Let me take you back in time to the 1920s, about a hundred years ago. Our image of the universe was completely different then. Most scientists were convinced that the universe was no larger than our own Milky Way and that it was eternal, static, and unchanging. The universe had always existed as it was and would always remain so. That was the generally accepted scientific view of the time.

But that was about to change. The astronomer Edwin Hubble made a fantastic discovery in the 1920s. The faint nebulae he studied turned out to be not gas clouds within our own Milky Way, but entire galaxies located far away from us. And no matter in which direction he looked, those galaxies all appeared to be moving away from us. Moreover, the farther away they were, the faster they were receding. The scientific world was faced with a complete mystery.

The young Georges Lemaître, freshly graduated with a PhD in Mathematics and newly ordained as a priest, came up with a very bold idea. The reason all those galaxies are moving away from us is that space itself is expanding, like raisins in a rising loaf of bread that move farther apart. Not because the raisins themselves move, but because the dough expands. The brilliant Lemaître immediately took this idea a step further: the universe must once have had a beginning. For if the universe keeps growing larger, then it must have been much smaller in the past. So small that the entire universe was once far smaller than an atom, a starting point he called the “primeval atom.” Even space and time did not yet exist at that theoretical point zero, they came into being only when that “primeval atom” began to expand. There must once have been a “day without yesterday.” The theory that would later become known as the Big Bang was born.

When Lemaître published this hypothesis about the beginning of the universe in 1931, it was met with considerable skepticism in the scientific world, not least from Albert Einstein himself, whom Lemaître greatly admired. Many suspected him of trying, as a mathematically and physically trained priest, to use science to support the Christian creation story.

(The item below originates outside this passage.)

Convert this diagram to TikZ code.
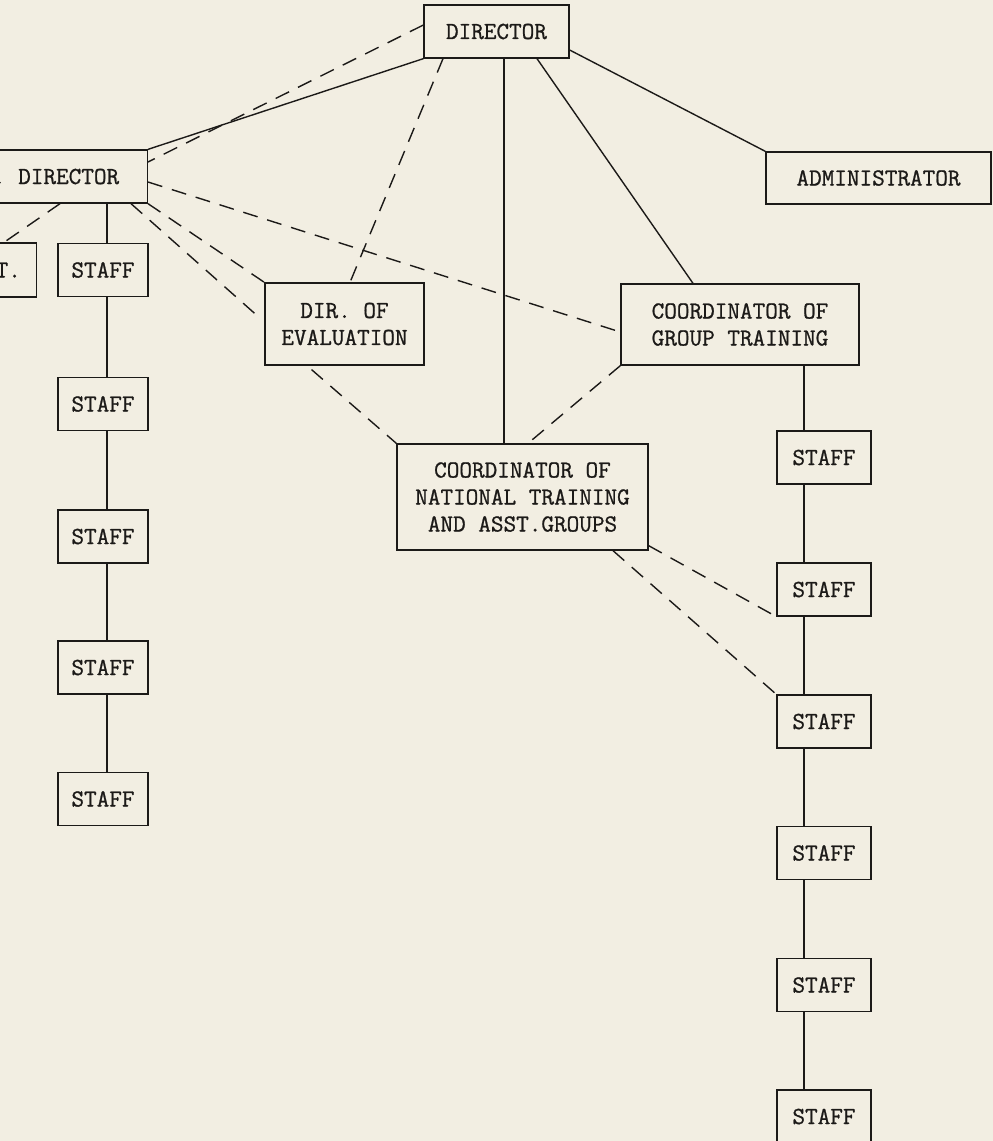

Lemaître made every effort to refute these allegations and to keep faith and science separate. He wanted his cosmological theory to be judged solely on its scientific merits. The fact that he was also a Catholic priest, he believed, should play no role in that evaluation. In the end, Einstein overcame his skepticism and supported Lemaître’s bold theory, even using his fame to introduce the then little-known young Lemaître at several lectures.

Whether the universe had a “natural beginning” or was truly a creation out of nothing was, according to Lemaître, a philosophical question to which science could not provide an answer. One cannot therefore say that God “pressed the button of the Big Bang”: scientifically speaking, that is a meaningless statement.

Yet Lemaître’s efforts to be taken seriously as a scientist did not always go smoothly. In 1951, Pope Pius XII unexpectedly gave a speech in which he proudly proclaimed Lemaître’s cosmological theory as a scientific confirmation of the Christian doctrine of creation. Lemaître was far from pleased with this, as he feared becoming the laughingstock of the scientific community. He even traveled to the Vatican to persuade the Pope to stop using his cosmological model as confirmation of the biblical creation stories.

For Lemaître, faith and science are “two paths to truth.” They operate on different levels and do not speak the same language. Science and faith are not competing explanations of reality battling within the same domain. They are two human activities, each with its own specific discourse and each operating within its own domain. To use a concept of the philosopher Ludwig Wittgenstein: faith and science are two different “language games” that resemble each other only superficially. Problems arise only when elements from both language games are mixed, for example, when the theological concept of “creation” is used within a physical model. “Creation” belongs to the religious language game and is not a scientific hypothesis that can be refuted on the basis of observational data.

For Lemaître himself, practicing science, by uncovering the structure of the universe, was a form of gratitude to God, the Creator. This attitude was beautifully expressed by the American physicist Charles Misner: “To say that God created the universe explains neither God nor the universe, but it keeps our awareness open to mysteries of awe-inspiring majesty that we might otherwise ignore, and which deserve our respect.”